Here at the ad:tech New York conference today, exhortations came from MTV, NYTimes.com and other Web media leaders as online publishers continued coming to terms with the show's dominant theme: extending reach in an online marketplace that is expanding as quickly as it is fragmenting.
Speaking during a presentation titled "Publishing in the Digital Age," successful online media players warned their fellows that consumers must be able to access content anywhere, not just on their Web site.
No longer is the online media business about "appointment viewing" -- where the publisher dictates the terms of viewer access, they said. Rather, it relies on finding new channels through which they can extend the reach of their brand.
"A year ago, I would have said it's all about driving traffic to our sites," said Nada Stirratt, executive vice president of digital advertising for MTV Networks. "Today, it's about becoming more open -- opening our content to make sure that the consumer can get it wherever they want it."
Moving into new platforms requires media companies to let up on the reins, yielding more control over their content to the viewers, panelists said, and cited the "widget revolution" as a prime example of this shift.
Widgets let users "build a house on someone else's property," Stirratt said, though she conceded that media companies are still trying to figure out how to measure their impact.
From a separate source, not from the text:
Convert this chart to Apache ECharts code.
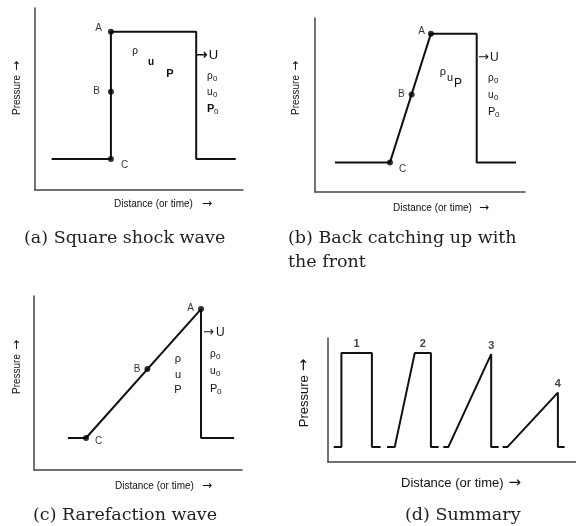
<!DOCTYPE html>
<html>
<head>
<meta charset="utf-8">
<script src="https://cdn.jsdelivr.net/npm/echarts@6/dist/echarts.min.js"></script>
<style>
  html, body { margin: 0; padding: 0; background: #fff; }
  #chart { width: 576px; height: 526px; }
</style>
</head>
<body>
<div id="chart"></div>
<script>
// (a) square shock wave: pressure profile along distance
const squareX = [8, 36.5, 36.5, 77.5, 77.5, 96.5];
const squareP = [17, 17, 87, 87, 17, 17];
const squarePoints = [[36.5, 87, 'A'], [36.5, 54, 'B'], [36.5, 17, 'C']];

// (b) back of the pulse catching up with the front
const catchX = [9.5, 35.7, 55.2, 77, 77, 95.7];
const catchP = [17, 17, 91, 91, 17, 17];
const catchPoints = [[55.2, 91, 'A'], [46, 56, 'B'], [35.7, 17, 'C']];

// (c) rarefaction wave: triangular profile
const rareX = [16.3, 25, 80.3, 80.3, 96.2];
const rareP = [18.4, 18.4, 92.5, 18.4, 18.4];
const rarePoints = [[80.3, 92.5, 'A'], [54.5, 58, 'B'], [25, 18.4, 'C']];

// (d) summary: four successive stages of the pulse
const stage1X = [2.3, 5.4, 5.4, 17.7, 17.7, 21.2];
const stage1P = [12, 12, 88, 88, 12, 12];
const stage2X = [23.8, 26.9, 35, 41.5, 41.5, 44.6];
const stage2P = [12, 12, 88, 88, 12, 12];
const stage3X = [46.5, 48.5, 65.8, 65.8, 68.8];
const stage3P = [12, 12, 87, 12, 12];
const stage4X = [70.4, 72.3, 92.7, 92.7, 95.4];
const stage4P = [12, 12, 56, 12, 12];
const stageTags = [[11.5, 88, '1'], [38.2, 88, '2'], [65.8, 87, '3'], [92.7, 56, '4']];

const zip = (xs, ys) => xs.map((x, i) => [x, ys[i]]);

const SANS = 'Liberation Sans, Arial, sans-serif';
const ARROW = 'DejaVu Sans, sans-serif';
const SERIF = 'DejaVu Serif, serif';
const INK = '#111';
const AXIS = '#444';

const grids = [
  { left: 35, top: 8, width: 208, height: 182 },
  { left: 315, top: 18, width: 210, height: 174 },
  { left: 34, top: 296, width: 208, height: 174 },
  { left: 328, top: 338, width: 262, height: 124 }
];

function axisPair(i) {
  const common = {
    gridIndex: i, type: 'value', min: 0, max: 100,
    axisLine: { show: true, onZero: false, lineStyle: { color: AXIS, width: 1.5 } },
    axisTick: { show: false }, axisLabel: { show: false }, splitLine: { show: false }
  };
  return [common, Object.assign({}, common)];
}

const xAxes = [], yAxes = [];
grids.forEach((g, i) => { const [x, y] = axisPair(i); xAxes.push(x); yAxes.push(y); });

function wave(idx, xs, ys, w) {
  return {
    type: 'line', xAxisIndex: idx, yAxisIndex: idx, data: zip(xs, ys),
    symbol: 'none', lineStyle: { color: INK, width: w || 2 }, silent: true, z: 3
  };
}

function points(idx, pts, labelPos) {
  return {
    type: 'scatter', xAxisIndex: idx, yAxisIndex: idx, symbolSize: 6, z: 4,
    itemStyle: { color: '#000' },
    data: pts.map((p, k) => ({
      value: [p[0], p[1]], name: p[2],
      label: Object.assign({ show: true, formatter: p[2], color: '#000', fontFamily: SANS, fontSize: 10 }, labelPos[k])
    }))
  };
}

const series = [
  wave(0, squareX, squareP),
  points(0, squarePoints, [
    { position: 'left', offset: [-1, -3] },
    { position: 'left', distance: 8 },
    { position: 'right', offset: [2, 6] }
  ]),
  wave(1, catchX, catchP),
  points(1, catchPoints, [
    { position: 'left', offset: [2, -2] },
    { position: 'left', offset: [1, 0] },
    { position: 'right', offset: [1, 7] }
  ]),
  wave(2, rareX, rareP),
  points(2, rarePoints, [
    { position: 'left', offset: [1, -1] },
    { position: 'left', offset: [1, 0] },
    { position: 'right', offset: [1, 3] }
  ]),
  wave(3, stage1X, stage1P, 2),
  wave(3, stage2X, stage2P, 2),
  wave(3, stage3X, stage3P, 2),
  wave(3, stage4X, stage4P, 2),
  {
    type: 'scatter', xAxisIndex: 3, yAxisIndex: 3, symbolSize: 0, silent: true,
    data: stageTags.map(t => ({ value: [t[0], t[1]], name: t[2] })),
    label: {
      show: true, position: 'top', distance: 3, formatter: p => p.name,
      color: INK, fontFamily: SANS, fontSize: 11, fontWeight: 'bold'
    }
  }
];

// text helpers for the annotations drawn on top of the axes
function txt(x, y, text, style) {
  return {
    type: 'text', x: x, y: y, silent: true, z: 10,
    style: Object.assign({ text: text, fill: INK, font: '11px ' + SANS, textAlign: 'center', textVerticalAlign: 'middle' }, style || {})
  };
}
// axis title followed by an arrow glyph
function titled(x, y, label, size, gap, rotated) {
  return {
    type: 'text', x: x, y: y, rotation: rotated ? Math.PI / 2 : 0, silent: true, z: 10,
    style: {
      text: '{t|' + label + '}{a|→}', textAlign: rotated ? 'center' : 'left', textVerticalAlign: 'middle',
      rich: {
        t: { fontFamily: SANS, fontSize: size, fill: INK, padding: [0, gap, 0, 0] },
        a: { fontFamily: ARROW, fontSize: size + 2, fill: INK }
      }
    }
  };
}
// symbol with a lowered "0" subscript
function sub(x, y, base, size, w, bold) {
  return [
    txt(x, y, base, { font: (bold ? 'bold ' : '') + size + 'px ' + SANS, textAlign: 'left' }),
    txt(x + w, y + 3, '0', { font: '8px ' + SANS, textAlign: 'left' })
  ];
}
function front(x, y, size, bold, gap) {
  return {
    type: 'text', x: x, y: y, silent: true, z: 10,
    style: {
      text: '{a|→}{u|U}', textAlign: 'left', textVerticalAlign: 'middle',
      rich: {
        a: { fontFamily: ARROW, fontSize: size + 2, fontWeight: bold ? 'bold' : 'normal', fill: INK, padding: [0, gap, 0, 0] },
        u: { fontFamily: SANS, fontSize: size + 1, fill: INK }
      }
    }
  };
}
function caption(x, y, text) {
  return txt(x, y, text, { font: '17.5px ' + SERIF, textAlign: 'left', fill: '#222' });
}

const graphic = [
  // (a)
  titled(17, 88, 'Pressure', 10, 4, true),
  titled(114, 204, 'Distance (or time)', 10, 9, false),
  txt(135, 51, 'ρ', { font: '10px ' + SANS }),
  txt(151, 62, 'u', { font: 'bold 10px ' + SANS }),
  txt(170, 74, 'P', { font: 'bold 11px ' + SANS }),
  front(196, 55, 12, true, 1),
  ...sub(207, 76, 'ρ', 10, 6, false), ...sub(207, 92, 'u', 10, 6, false), ...sub(207, 109, 'P', 11, 7, true),
  // (b)
  titled(296, 88, 'Pressure', 10, 4, true),
  titled(393, 208, 'Distance (or time)', 10, 7, false),
  txt(443, 72, 'ρ', { font: '11px ' + SANS }),
  txt(450, 78, 'u', { font: '11px ' + SANS }),
  txt(458, 84, 'P', { font: '12px ' + SANS }),
  front(478, 58, 11, false, 1),
  ...sub(488, 78, 'ρ', 10, 6, false), ...sub(488, 95, 'u', 10, 6, false), ...sub(488, 112, 'P', 11, 7, false),
  // (c)
  titled(17, 367, 'Pressure', 10, 4, true),
  titled(115, 486, 'Distance (or time)', 10, 8, false),
  txt(178, 359, 'ρ', { font: '11px ' + SANS }),
  txt(178, 375, 'u', { font: '11px ' + SANS }),
  txt(178, 390, 'P', { font: '11px ' + SANS }),
  front(203, 333, 11, false, 2),
  ...sub(210, 354, 'ρ', 10, 6, false), ...sub(210, 371, 'u', 10, 6, false), ...sub(210, 389, 'P', 11, 7, false),
  // (d)
  titled(304, 393, 'Pressure', 13, 4, true),
  titled(401, 483, 'Distance (or time)', 13, 5, false),
  // captions
  caption(24, 238, '(a) Square shock wave'),
  caption(288, 238, '(b) Back catching up with'),
  caption(288, 262, 'the front'),
  caption(33, 515, '(c) Rarefaction wave'),
  caption(405, 515, '(d) Summary')
];

const chart = echarts.init(document.getElementById('chart'), null, { renderer: 'canvas' });
chart.setOption({
  backgroundColor: '#fff',
  animation: false,
  grid: grids,
  xAxis: xAxes,
  yAxis: yAxes,
  series: series,
  graphic: graphic
});
</script>
</body>
</html>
Without the measurement standards that enable the kinds of third-party analytics the ad industry is used to, it's difficult to make programming decisions based on widget usage, she said.
The panelists added that at this early stage, efforts like widgets and desktop applications are more about increasing brand exposure than increasing revenue. When asked about monetization, the panelists seemed to shrug their collective shoulders.
"Everybody's in test mode," said Pam Horan, president of the Online Publishers Association, who moderated the panel.
That is certainly the case with The New York Times Company, which, in its self-described widget "infancy," has introduced a Facebook-based news quiz and an iGoogle crossword puzzle, said Vivian Schiller, senior vice president and general manager of NYTimes.com.
As media companies explore new distribution channels, they are also reconsidering their overall approaches to branding. The Times, to many the gold standard of news brands, has begun to consider its reporters, columnists and bloggers as brands unto themselves, Schiller said.
This process of brand fragmentation parallels the platform explosion, where users can engage with a media outlet in many more places than just its Web site.
Stirratt cited MTV's Comedy Central unit as an example of granular brand loyalty beyond the network brand itself. Rather, she said, there is an entire subset of viewers who might not give a whit about the bulk of the network's programming, but live and die by The Daily Show with Jon Stewart.
As they mull new ways to increase brand reach, media companies are necessarily considering how to integrate the booming interest in user-generated content into their online environments.